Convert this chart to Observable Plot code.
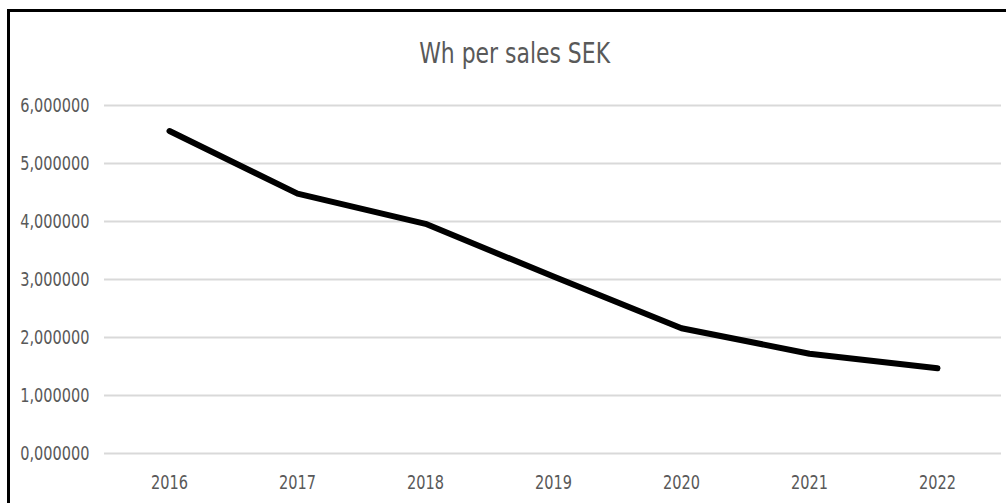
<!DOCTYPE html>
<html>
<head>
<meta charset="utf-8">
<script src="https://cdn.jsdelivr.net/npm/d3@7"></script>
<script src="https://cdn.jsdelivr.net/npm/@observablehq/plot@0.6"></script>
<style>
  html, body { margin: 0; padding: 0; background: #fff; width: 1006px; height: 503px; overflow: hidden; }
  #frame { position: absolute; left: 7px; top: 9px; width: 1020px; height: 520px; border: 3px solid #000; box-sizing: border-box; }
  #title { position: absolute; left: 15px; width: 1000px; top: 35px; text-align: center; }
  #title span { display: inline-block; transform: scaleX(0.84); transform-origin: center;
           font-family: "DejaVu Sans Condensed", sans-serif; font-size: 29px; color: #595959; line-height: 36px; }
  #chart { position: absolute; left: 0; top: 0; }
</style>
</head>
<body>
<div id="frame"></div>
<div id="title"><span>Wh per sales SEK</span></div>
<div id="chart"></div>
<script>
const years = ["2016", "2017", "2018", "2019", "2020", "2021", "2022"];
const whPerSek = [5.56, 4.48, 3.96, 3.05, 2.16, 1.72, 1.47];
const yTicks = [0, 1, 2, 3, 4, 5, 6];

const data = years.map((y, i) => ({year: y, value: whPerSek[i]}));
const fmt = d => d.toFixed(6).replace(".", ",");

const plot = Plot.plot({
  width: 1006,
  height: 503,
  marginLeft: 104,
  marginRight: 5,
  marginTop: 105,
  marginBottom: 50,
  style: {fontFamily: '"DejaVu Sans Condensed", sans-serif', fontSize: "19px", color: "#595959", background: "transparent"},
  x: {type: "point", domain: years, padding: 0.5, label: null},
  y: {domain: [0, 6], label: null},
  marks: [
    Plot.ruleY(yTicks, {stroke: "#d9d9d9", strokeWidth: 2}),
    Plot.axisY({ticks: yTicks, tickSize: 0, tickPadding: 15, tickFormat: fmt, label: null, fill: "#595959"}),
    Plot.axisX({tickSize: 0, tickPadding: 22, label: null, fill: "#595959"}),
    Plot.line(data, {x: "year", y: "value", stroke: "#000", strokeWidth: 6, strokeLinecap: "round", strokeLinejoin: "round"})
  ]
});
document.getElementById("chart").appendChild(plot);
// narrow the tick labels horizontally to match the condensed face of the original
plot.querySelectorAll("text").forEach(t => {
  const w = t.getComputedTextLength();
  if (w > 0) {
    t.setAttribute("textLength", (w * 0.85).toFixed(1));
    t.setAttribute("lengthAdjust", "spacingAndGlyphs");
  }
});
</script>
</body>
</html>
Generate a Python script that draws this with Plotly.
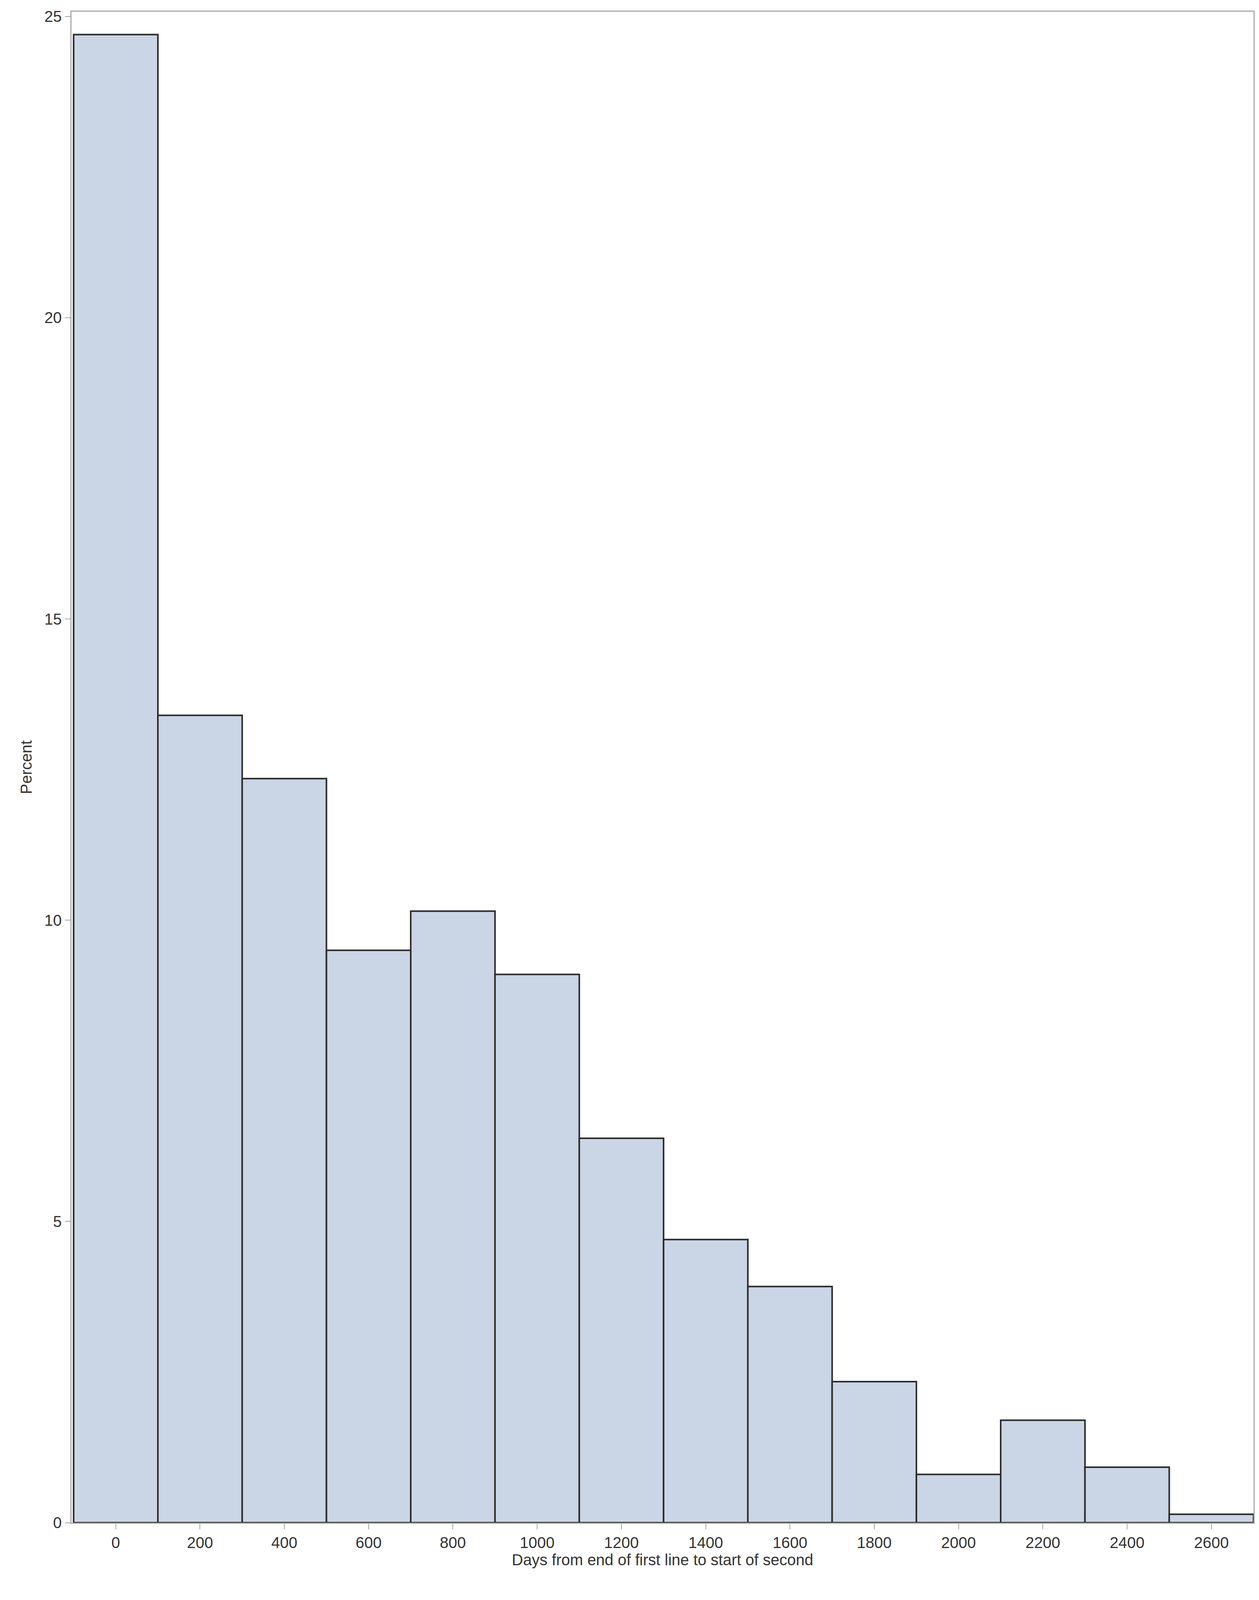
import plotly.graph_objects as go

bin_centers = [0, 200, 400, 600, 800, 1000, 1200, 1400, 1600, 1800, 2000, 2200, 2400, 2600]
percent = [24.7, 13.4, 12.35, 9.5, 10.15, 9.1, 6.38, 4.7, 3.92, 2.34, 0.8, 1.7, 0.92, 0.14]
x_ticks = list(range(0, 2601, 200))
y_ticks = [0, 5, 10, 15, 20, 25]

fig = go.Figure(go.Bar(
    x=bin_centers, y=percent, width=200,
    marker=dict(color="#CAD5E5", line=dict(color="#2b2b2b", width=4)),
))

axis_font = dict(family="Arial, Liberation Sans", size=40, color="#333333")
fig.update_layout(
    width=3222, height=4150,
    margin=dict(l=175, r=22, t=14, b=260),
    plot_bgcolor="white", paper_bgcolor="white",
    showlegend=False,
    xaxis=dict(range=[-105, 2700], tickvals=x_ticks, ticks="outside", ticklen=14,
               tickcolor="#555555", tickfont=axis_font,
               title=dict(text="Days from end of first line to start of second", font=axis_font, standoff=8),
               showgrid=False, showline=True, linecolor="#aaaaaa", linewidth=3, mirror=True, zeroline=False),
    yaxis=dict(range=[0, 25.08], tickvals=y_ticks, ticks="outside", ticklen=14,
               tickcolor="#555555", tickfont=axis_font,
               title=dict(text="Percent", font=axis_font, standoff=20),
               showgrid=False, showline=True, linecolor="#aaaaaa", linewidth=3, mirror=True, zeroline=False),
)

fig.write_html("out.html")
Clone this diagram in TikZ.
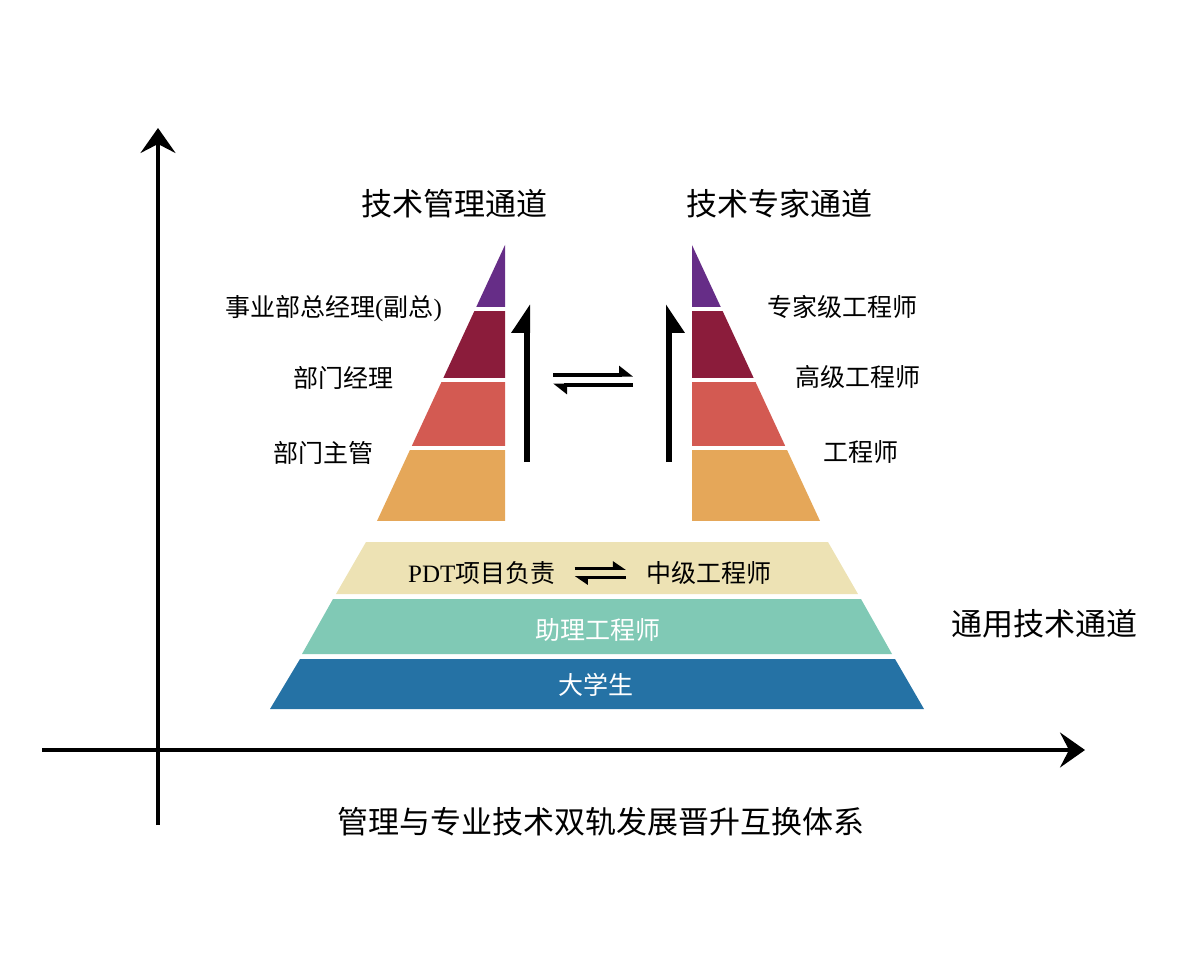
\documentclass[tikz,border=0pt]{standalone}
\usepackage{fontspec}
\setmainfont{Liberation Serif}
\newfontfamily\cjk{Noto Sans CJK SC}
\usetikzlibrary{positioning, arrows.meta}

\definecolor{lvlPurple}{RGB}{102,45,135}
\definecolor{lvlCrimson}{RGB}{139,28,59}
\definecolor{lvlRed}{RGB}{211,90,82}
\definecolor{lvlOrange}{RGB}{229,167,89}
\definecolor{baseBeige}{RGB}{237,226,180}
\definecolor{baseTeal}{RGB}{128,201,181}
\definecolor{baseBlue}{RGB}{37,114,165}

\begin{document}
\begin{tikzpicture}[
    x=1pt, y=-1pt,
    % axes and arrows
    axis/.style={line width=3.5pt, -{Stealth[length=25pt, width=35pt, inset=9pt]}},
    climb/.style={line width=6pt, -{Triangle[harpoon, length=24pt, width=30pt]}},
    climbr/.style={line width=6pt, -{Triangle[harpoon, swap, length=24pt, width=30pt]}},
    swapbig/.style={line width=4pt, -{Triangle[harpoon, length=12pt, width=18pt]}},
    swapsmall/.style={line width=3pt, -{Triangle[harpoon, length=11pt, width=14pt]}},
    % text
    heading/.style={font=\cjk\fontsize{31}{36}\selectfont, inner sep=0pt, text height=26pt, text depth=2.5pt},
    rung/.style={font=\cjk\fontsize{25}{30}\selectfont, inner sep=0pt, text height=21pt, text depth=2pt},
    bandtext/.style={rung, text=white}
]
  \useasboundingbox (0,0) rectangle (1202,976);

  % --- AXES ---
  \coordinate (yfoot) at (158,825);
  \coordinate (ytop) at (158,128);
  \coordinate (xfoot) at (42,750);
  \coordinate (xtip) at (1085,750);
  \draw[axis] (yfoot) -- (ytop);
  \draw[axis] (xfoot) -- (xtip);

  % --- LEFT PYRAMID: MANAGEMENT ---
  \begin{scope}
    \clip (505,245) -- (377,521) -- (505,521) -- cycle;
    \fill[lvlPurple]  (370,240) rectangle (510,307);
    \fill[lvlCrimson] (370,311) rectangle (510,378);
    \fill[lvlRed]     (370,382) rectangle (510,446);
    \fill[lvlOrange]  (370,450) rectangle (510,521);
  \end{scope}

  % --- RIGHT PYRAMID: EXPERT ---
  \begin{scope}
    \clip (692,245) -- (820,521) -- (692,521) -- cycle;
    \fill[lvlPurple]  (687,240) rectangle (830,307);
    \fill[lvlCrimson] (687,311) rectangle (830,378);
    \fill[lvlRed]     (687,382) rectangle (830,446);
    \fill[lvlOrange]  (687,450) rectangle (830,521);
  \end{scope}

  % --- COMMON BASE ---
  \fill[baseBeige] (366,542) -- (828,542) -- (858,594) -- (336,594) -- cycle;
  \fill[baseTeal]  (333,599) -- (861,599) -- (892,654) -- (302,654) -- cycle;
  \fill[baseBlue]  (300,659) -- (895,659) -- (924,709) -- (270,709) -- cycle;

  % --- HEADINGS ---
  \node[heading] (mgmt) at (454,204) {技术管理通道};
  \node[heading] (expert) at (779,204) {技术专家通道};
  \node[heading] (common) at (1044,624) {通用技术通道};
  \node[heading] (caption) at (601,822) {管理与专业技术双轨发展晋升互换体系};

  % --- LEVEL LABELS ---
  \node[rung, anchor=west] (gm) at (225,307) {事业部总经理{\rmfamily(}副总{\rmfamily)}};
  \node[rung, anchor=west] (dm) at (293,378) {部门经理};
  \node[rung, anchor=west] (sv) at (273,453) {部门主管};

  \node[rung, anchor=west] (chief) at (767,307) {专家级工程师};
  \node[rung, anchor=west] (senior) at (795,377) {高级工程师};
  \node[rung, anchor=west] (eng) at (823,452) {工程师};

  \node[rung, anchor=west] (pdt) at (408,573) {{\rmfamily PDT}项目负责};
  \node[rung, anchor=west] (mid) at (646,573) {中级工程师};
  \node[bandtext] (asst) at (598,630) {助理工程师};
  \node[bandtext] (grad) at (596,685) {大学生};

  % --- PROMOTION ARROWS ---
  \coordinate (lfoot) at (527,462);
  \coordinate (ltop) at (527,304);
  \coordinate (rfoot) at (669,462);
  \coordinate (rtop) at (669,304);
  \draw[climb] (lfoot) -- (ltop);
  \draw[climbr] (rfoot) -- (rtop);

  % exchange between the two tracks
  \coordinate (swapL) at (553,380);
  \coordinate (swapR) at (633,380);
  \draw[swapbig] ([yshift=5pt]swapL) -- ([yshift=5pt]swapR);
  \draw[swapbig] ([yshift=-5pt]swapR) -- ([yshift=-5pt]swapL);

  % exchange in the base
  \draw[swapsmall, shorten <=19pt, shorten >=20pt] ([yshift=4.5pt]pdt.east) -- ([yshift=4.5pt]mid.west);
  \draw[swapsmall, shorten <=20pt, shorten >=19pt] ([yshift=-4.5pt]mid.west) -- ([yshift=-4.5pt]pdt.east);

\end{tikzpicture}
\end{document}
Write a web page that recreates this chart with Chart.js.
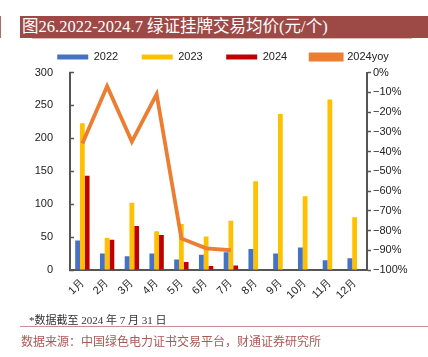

□ □ □

### PROMPT
Copy exactly the material above from the line with "Generate a Python" to the line with "import plotly.graph_objects as go", ends included, and nothing else. Leave out any picture.

### FULL SOLUTION
Generate a Python script that draws this with Plotly.
import plotly.graph_objects as go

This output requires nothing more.